- _What you have to do_
Pull out every line from the listing that has the word "React".

- _Stored data_
↓↓↓

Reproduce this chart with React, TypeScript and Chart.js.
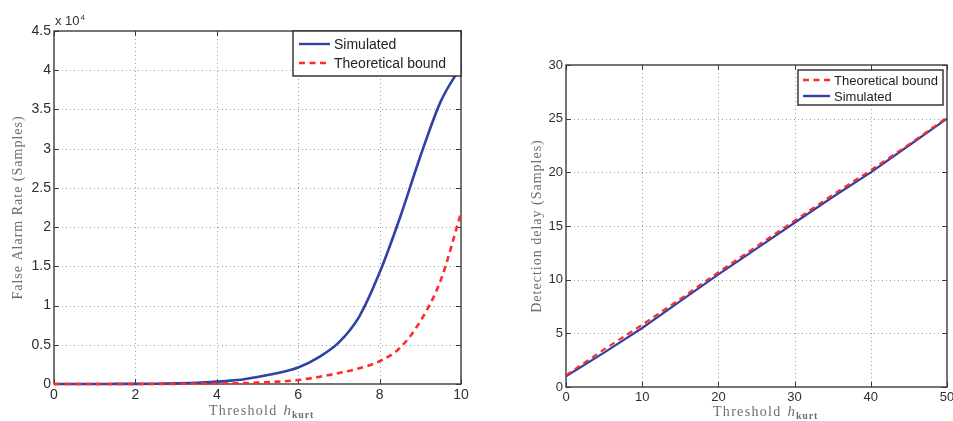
import React, { useEffect, useRef } from "react";
import { Chart, registerables } from "chart.js";

Chart.register(...registerables);

// ---------- data ----------
const farThreshold = [0, 0.5, 1, 1.5, 2, 2.5, 3, 3.5, 4, 4.5, 5, 5.5, 6, 6.5, 7, 7.5, 8, 8.5, 9, 9.5, 10];
// false alarm rate, in units of 10^4 samples
const farSimulated = [0, 0, 0, 0.001, 0.002, 0.004, 0.008, 0.015, 0.03, 0.05, 0.09, 0.14, 0.21, 0.34, 0.53, 0.86, 1.42, 2.12, 2.9, 3.6, 4.05];
const farBound = [0, 0, 0, 0, 0, 0.001, 0.002, 0.004, 0.006, 0.01, 0.017, 0.03, 0.05, 0.09, 0.14, 0.2, 0.29, 0.46, 0.8, 1.32, 2.18];

const delayThreshold = [0, 5, 10, 15, 20, 25, 30, 35, 40, 45, 50];
const delayBound = [1.1, 3.5, 5.8, 8.2, 10.7, 13.1, 15.5, 17.9, 20.2, 22.6, 25.1];
const delaySimulated = [1.0, 3.2, 5.5, 8.0, 10.5, 12.9, 15.3, 17.7, 20.0, 22.5, 25.0];

// axis ranges / tick steps
const farXAxis = { min: 0, max: 10, step: 2 };
const farYAxis = { min: 0, max: 4.5, step: 0.5 };
const delayXAxis = { min: 0, max: 50, step: 10 };
const delayYAxis = { min: 0, max: 30, step: 5 };

const labelSimulated = "Simulated";
const labelBound = "Theoretical bound";
const yTitleFar = "False Alarm Rate (Samples)";
const yTitleDelay = "Detection delay (Samples)";
const exponentText = "x 10";
const exponentPower = "4";

const BLUE = "#3141a6";
const RED = "#ff2b2b";
const SANS = '"Liberation Sans", Arial, sans-serif';
const SERIF = '"Liberation Serif", "Times New Roman", serif';

type LegendItem = { label: string; color: string; dash: number[] };
type Deco = {
  yTitle: string;
  yTitleX: number;
  xTitleX: number;
  xTitleBase: number;
  legend: {
    x0: number; y0: number; w: number; h: number;
    rows: number[]; lx0: number; lx1: number; tx: number;
    font: string; items: LegendItem[];
  };
  exponent?: { x: number; base: number };
};

function setSpacing(ctx: any, v: string) {
  if ("letterSpacing" in ctx) ctx.letterSpacing = v;
}

function makeDeco(d: Deco) {
  return {
    id: "deco",
    beforeDatasetsDraw(chart: any) {
      const { ctx, chartArea: a, scales } = chart;
      const xs = scales.x, ys = scales.y;
      ctx.save();
      // dotted grid
      ctx.strokeStyle = "#a0a0a0";
      ctx.lineWidth = 1;
      ctx.setLineDash([1, 3]);
      xs.ticks.forEach((t: any) => {
        if (t.value <= xs.min || t.value >= xs.max) return;
        const px = Math.round(xs.getPixelForValue(t.value)) + 0.5;
        ctx.beginPath(); ctx.moveTo(px, a.top); ctx.lineTo(px, a.bottom); ctx.stroke();
      });
      ys.ticks.forEach((t: any) => {
        if (t.value <= ys.min || t.value >= ys.max) return;
        const py = Math.round(ys.getPixelForValue(t.value)) + 0.5;
        ctx.beginPath(); ctx.moveTo(a.left, py); ctx.lineTo(a.right, py); ctx.stroke();
      });
      // frame
      ctx.setLineDash([]);
      ctx.strokeStyle = "#3a3a3a";
      ctx.lineWidth = 1.4;
      ctx.strokeRect(a.left, a.top, a.right - a.left, a.bottom - a.top);
      // inward ticks
      ctx.lineWidth = 1;
      const L = 5;
      xs.ticks.forEach((t: any) => {
        const px = Math.round(xs.getPixelForValue(t.value)) + 0.5;
        ctx.beginPath();
        ctx.moveTo(px, a.bottom); ctx.lineTo(px, a.bottom - L);
        ctx.moveTo(px, a.top); ctx.lineTo(px, a.top + L);
        ctx.stroke();
      });
      ys.ticks.forEach((t: any) => {
        const py = Math.round(ys.getPixelForValue(t.value)) + 0.5;
        ctx.beginPath();
        ctx.moveTo(a.left, py); ctx.lineTo(a.left + L, py);
        ctx.moveTo(a.right, py); ctx.lineTo(a.right - L, py);
        ctx.stroke();
      });
      ctx.restore();
    },
    afterDatasetsDraw(chart: any) {
      const ctx = chart.ctx;
      const g = d.legend;
      ctx.save();
      ctx.fillStyle = "#ffffff";
      ctx.fillRect(g.x0, g.y0, g.w, g.h);
      ctx.strokeStyle = "#2a2a2a";
      ctx.lineWidth = 1.4;
      ctx.strokeRect(g.x0, g.y0, g.w, g.h);
      g.items.forEach((it, i) => {
        const y = g.rows[i];
        ctx.strokeStyle = it.color;
        ctx.lineWidth = 2.4;
        ctx.setLineDash(it.dash);
        ctx.beginPath(); ctx.moveTo(g.lx0, y); ctx.lineTo(g.lx1, y); ctx.stroke();
        ctx.setLineDash([]);
        ctx.fillStyle = "#222";
        ctx.font = g.font;
        ctx.textBaseline = "middle";
        ctx.textAlign = "left";
        ctx.fillText(it.label, g.tx, y + 1);
      });
      ctx.restore();
    },
    afterDraw(chart: any) {
      const { ctx, chartArea: a } = chart;
      ctx.save();
      // y title
      ctx.fillStyle = "#6e6e6e";
      ctx.font = `14px ${SERIF}`;
      setSpacing(ctx, "1px");
      ctx.translate(d.yTitleX, (a.top + a.bottom) / 2);
      ctx.rotate(-Math.PI / 2);
      ctx.textAlign = "center";
      ctx.textBaseline = "middle";
      ctx.fillText(d.yTitle, 0, 0);
      ctx.restore();

      // x title: Threshold h_kurt
      ctx.save();
      ctx.fillStyle = "#6e6e6e";
      ctx.textAlign = "left";
      ctx.textBaseline = "alphabetic";
      let x = d.xTitleX;
      ctx.font = `14px ${SERIF}`;
      setSpacing(ctx, "1.3px");
      ctx.fillText("Threshold", x, d.xTitleBase);
      x += ctx.measureText("Threshold").width + 6;
      setSpacing(ctx, "0px");
      ctx.font = `italic 15px ${SERIF}`;
      ctx.fillText("h", x, d.xTitleBase);
      x += ctx.measureText("h").width + 1;
      ctx.font = `bold 10px ${SERIF}`;
      setSpacing(ctx, "0.8px");
      ctx.fillText("kurt", x, d.xTitleBase + 3);
      ctx.restore();

      if (d.exponent) {
        ctx.save();
        ctx.fillStyle = "#333";
        ctx.textAlign = "left";
        ctx.textBaseline = "alphabetic";
        ctx.font = `13px ${SANS}`;
        ctx.fillText(exponentText, d.exponent.x, d.exponent.base);
        const w = ctx.measureText(exponentText).width;
        ctx.font = `8px ${SANS}`;
        ctx.fillText(exponentPower, d.exponent.x + w + 1, d.exponent.base - 5);
        ctx.restore();
      }
    },
  };
}

function pts(xs: number[], ys: number[]) {
  return xs.map((x, i) => ({ x, y: ys[i] }));
}

function makeChart(
  canvas: HTMLCanvasElement,
  opts: {
    datasets: any[];
    xAxis: { min: number; max: number; step: number };
    yAxis: { min: number; max: number; step: number };
    yWidth: number;
    xHeight: number;
    padding: { top: number; right: number; left: number; bottom: number };
    tickFont: number;
    deco: Deco;
  }
) {
  const fmt = (v: any) => String(Math.round(Number(v) * 100) / 100);
  return new Chart(canvas, {
    type: "line",
    data: { datasets: opts.datasets },
    options: {
      animation: false,
      responsive: false,
      maintainAspectRatio: false,
      layout: { padding: opts.padding },
      plugins: { legend: { display: false }, tooltip: { enabled: false } },
      elements: { point: { radius: 0 } },
      scales: {
        x: {
          type: "linear",
          min: opts.xAxis.min,
          max: opts.xAxis.max,
          grid: { display: false, drawTicks: false },
          border: { display: false },
          ticks: {
            stepSize: opts.xAxis.step,
            autoSkip: false,
            maxRotation: 0,
            padding: 3,
            color: "#2e2e2e",
            font: { family: SANS, size: opts.tickFont },
            callback: fmt,
          },
          afterFit: (s: any) => { s.height = opts.xHeight; },
        },
        y: {
          type: "linear",
          min: opts.yAxis.min,
          max: opts.yAxis.max,
          grid: { display: false, drawTicks: false },
          border: { display: false },
          ticks: {
            stepSize: opts.yAxis.step,
            autoSkip: false,
            padding: 3,
            color: "#2e2e2e",
            font: { family: SANS, size: opts.tickFont },
            callback: fmt,
          },
          afterFit: (s: any) => { s.width = opts.yWidth; },
        },
      },
    } as any,
    plugins: [makeDeco(opts.deco) as any],
  });
}

export default function App() {
  const leftRef = useRef<HTMLCanvasElement>(null);
  const rightRef = useRef<HTMLCanvasElement>(null);

  useEffect(() => {
    const left = makeChart(leftRef.current!, {
      datasets: [
        {
          label: labelSimulated,
          data: pts(farThreshold, farSimulated),
          borderColor: BLUE,
          borderWidth: 2.6,
          cubicInterpolationMode: "monotone",
          clip: 3,
          order: 1,
        },
        {
          label: labelBound,
          data: pts(farThreshold, farBound),
          borderColor: RED,
          borderWidth: 2.6,
          borderDash: [6, 4.5],
          cubicInterpolationMode: "monotone",
          clip: 3,
          order: 0,
        },
      ],
      xAxis: farXAxis,
      yAxis: farYAxis,
      yWidth: 54,
      xHeight: 37,
      padding: { top: 31, right: 19, left: 0, bottom: 0 },
      tickFont: 14,
      deco: {
        yTitle: yTitleFar,
        yTitleX: 18,
        xTitleX: 209,
        xTitleBase: 415,
        legend: {
          x0: 293, y0: 31, w: 168, h: 45,
          rows: [44, 63], lx0: 299, lx1: 330, tx: 334,
          font: `14px ${SANS}`,
          items: [
            { label: labelSimulated, color: BLUE, dash: [] },
            { label: labelBound, color: RED, dash: [6, 4.5] },
          ],
        },
        exponent: { x: 55, base: 25 },
      },
    });

    const right = makeChart(rightRef.current!, {
      datasets: [
        {
          label: labelBound,
          data: pts(delayThreshold, delayBound),
          borderColor: RED,
          borderWidth: 2.2,
          borderDash: [6, 4.5],
          clip: 3,
          order: 0,
        },
        {
          label: labelSimulated,
          data: pts(delayThreshold, delaySimulated),
          borderColor: BLUE,
          borderWidth: 2.2,
          clip: 3,
          order: 1,
        },
      ],
      xAxis: delayXAxis,
      yAxis: delayYAxis,
      yWidth: 86,
      xHeight: 34,
      padding: { top: 65, right: 13, left: 0, bottom: 0 },
      tickFont: 13,
      deco: {
        yTitle: yTitleDelay,
        yTitleX: 57,
        xTitleX: 233,
        xTitleBase: 416,
        legend: {
          x0: 318, y0: 70, w: 145, h: 35,
          rows: [80, 96], lx0: 323, lx1: 350, tx: 354,
          font: `13px ${SANS}`,
          items: [
            { label: labelBound, color: RED, dash: [6, 4.5] },
            { label: labelSimulated, color: BLUE, dash: [] },
          ],
        },
      },
    });

    return () => {
      left.destroy();
      right.destroy();
    };
  }, []);

  return (
    <div
      style={{
        position: "absolute",
        left: 0,
        top: 0,
        width: 953,
        height: 421,
        overflow: "hidden",
        background: "#ffffff",
      }}
    >
      <canvas ref={leftRef} width={480} height={421} style={{ position: "absolute", left: 0, top: 0 }} />
      <canvas ref={rightRef} width={480} height={421} style={{ position: "absolute", left: 480, top: 0 }} />
    </div>
  );
}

↑↑↑

- _Written answer_
Reproduce this chart with React, TypeScript and Chart.js.
import React, { useEffect, useRef } from "react";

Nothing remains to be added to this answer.